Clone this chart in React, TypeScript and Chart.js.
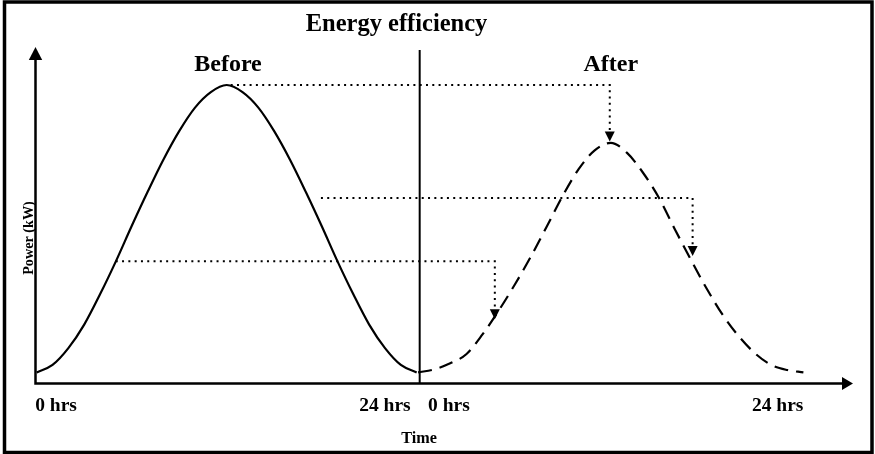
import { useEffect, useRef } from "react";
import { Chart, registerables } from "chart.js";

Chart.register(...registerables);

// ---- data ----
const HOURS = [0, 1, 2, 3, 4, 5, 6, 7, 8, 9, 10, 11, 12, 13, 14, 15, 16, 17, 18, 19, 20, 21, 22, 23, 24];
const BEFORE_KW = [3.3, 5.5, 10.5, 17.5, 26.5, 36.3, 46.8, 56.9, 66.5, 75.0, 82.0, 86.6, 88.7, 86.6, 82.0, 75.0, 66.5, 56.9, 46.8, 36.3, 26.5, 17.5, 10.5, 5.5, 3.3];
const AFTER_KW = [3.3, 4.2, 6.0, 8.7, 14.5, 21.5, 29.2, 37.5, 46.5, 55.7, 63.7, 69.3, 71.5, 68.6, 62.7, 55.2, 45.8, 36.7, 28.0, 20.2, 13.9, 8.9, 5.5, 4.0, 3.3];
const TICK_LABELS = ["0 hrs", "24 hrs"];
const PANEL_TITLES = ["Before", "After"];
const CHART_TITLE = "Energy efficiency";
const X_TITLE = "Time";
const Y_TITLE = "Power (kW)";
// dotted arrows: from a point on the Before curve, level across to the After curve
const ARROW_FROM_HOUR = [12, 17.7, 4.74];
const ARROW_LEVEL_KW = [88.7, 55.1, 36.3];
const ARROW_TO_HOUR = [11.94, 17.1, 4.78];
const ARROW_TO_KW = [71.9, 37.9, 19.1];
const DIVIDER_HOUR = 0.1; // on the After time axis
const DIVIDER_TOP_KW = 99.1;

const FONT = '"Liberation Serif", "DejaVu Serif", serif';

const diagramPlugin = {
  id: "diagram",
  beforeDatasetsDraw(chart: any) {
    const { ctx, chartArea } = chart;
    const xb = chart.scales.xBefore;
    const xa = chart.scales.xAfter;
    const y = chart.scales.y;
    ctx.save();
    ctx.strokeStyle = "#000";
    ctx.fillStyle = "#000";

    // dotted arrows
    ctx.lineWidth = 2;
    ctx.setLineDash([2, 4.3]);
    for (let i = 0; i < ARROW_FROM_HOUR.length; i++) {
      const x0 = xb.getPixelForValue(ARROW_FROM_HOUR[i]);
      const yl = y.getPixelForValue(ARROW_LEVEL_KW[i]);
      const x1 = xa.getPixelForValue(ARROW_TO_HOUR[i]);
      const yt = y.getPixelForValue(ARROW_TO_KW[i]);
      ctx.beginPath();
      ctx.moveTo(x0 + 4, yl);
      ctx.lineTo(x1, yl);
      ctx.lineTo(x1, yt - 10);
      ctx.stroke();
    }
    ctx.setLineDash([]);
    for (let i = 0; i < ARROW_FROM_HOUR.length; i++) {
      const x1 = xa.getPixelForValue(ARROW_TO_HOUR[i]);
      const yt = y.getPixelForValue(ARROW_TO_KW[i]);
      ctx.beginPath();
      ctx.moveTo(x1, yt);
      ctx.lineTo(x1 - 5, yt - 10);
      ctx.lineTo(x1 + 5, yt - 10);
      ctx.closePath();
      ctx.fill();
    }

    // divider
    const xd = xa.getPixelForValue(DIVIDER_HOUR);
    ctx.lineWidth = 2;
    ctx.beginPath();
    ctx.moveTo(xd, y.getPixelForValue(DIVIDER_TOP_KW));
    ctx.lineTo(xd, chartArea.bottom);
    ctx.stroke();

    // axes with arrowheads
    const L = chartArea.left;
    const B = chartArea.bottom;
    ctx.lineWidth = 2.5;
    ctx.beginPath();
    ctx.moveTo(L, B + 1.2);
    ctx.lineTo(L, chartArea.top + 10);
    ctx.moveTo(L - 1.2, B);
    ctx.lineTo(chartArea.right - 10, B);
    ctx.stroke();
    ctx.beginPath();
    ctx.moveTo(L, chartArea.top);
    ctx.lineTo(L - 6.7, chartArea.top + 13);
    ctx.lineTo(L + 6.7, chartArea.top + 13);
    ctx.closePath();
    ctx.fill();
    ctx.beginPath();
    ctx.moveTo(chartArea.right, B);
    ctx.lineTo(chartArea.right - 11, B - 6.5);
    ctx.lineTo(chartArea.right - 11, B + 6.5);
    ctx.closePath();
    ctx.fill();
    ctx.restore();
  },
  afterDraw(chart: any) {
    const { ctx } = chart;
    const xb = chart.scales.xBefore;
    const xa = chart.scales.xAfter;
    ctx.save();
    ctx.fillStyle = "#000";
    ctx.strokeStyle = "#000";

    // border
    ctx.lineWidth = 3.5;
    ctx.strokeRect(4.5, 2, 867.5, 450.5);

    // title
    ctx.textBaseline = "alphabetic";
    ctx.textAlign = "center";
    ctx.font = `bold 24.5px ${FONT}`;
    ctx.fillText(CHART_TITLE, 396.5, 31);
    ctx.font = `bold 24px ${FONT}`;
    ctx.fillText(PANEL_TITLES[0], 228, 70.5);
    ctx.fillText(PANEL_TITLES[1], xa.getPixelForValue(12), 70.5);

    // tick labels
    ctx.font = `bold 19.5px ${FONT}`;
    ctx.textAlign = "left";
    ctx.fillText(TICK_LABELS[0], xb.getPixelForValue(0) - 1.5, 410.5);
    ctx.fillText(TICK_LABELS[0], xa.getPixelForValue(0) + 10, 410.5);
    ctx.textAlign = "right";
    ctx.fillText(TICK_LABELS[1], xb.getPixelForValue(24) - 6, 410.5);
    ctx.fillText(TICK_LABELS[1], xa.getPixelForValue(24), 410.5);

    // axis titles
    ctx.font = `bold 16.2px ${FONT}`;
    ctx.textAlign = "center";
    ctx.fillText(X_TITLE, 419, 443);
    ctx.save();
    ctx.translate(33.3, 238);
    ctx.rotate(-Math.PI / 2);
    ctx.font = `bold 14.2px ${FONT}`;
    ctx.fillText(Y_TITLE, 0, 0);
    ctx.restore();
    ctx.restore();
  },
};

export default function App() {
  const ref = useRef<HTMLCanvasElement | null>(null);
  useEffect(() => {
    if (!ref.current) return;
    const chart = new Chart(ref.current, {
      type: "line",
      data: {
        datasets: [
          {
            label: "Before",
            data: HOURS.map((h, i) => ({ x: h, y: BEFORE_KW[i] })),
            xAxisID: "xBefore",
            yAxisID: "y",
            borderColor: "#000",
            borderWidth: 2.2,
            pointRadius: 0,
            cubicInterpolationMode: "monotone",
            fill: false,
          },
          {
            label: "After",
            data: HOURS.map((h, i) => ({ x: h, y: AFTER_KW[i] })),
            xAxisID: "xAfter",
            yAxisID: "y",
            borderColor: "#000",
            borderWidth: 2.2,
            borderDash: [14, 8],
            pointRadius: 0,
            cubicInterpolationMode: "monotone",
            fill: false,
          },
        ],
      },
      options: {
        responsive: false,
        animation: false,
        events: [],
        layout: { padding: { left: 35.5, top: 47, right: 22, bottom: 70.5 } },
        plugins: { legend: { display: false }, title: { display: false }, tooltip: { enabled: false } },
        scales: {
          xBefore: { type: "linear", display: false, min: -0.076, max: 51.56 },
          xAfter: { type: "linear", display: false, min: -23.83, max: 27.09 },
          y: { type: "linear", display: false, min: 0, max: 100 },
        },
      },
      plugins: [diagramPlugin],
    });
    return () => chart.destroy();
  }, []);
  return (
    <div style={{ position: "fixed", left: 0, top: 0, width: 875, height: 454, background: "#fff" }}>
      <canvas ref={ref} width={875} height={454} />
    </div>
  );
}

...

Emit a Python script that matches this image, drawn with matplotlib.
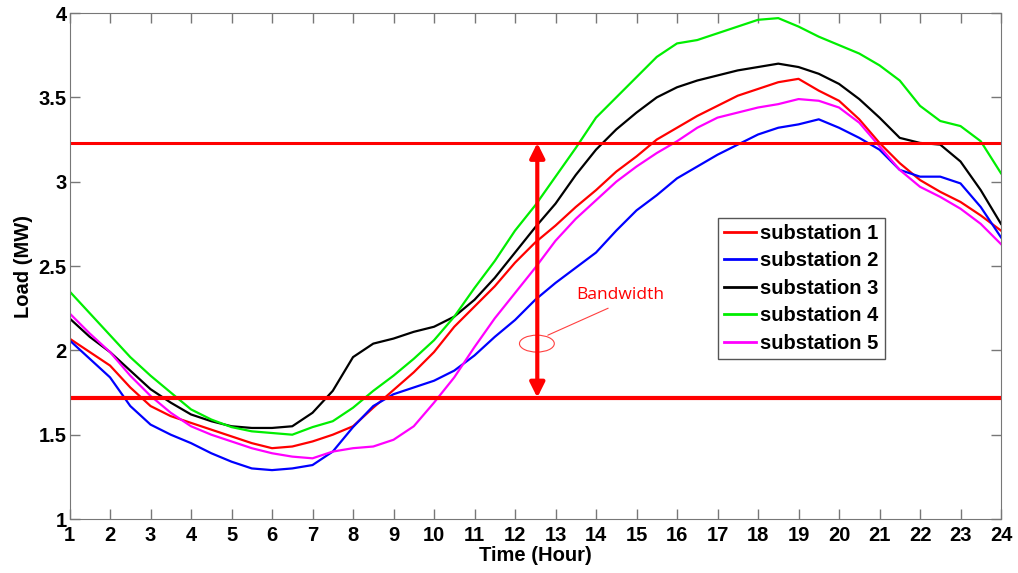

* * *

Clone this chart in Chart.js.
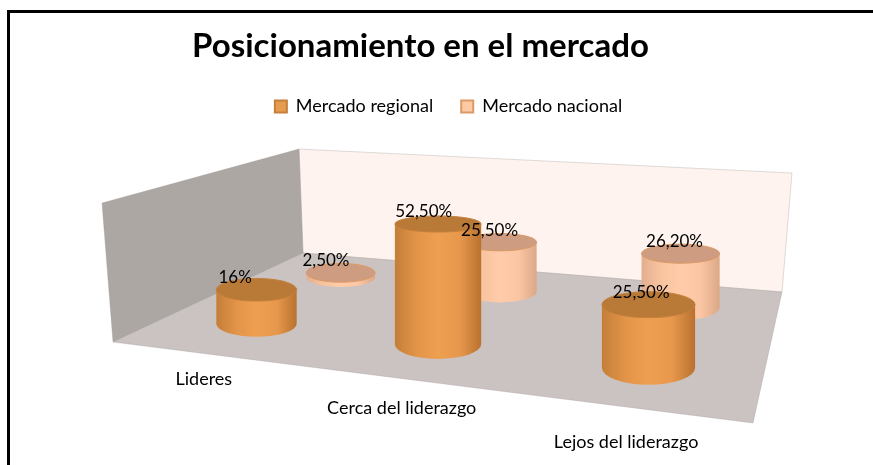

__The task__: Except for the pictures, write out exactly the lines from the line that contains "Clone this chart in React, TypeScript" through the line that contains "Chart.register(...registerables);", including both.

__Output of the exercise__:
Clone this chart in React, TypeScript and Chart.js.
import { useEffect, useRef } from "react";
import { Chart, registerables } from "chart.js";

Chart.register(...registerables);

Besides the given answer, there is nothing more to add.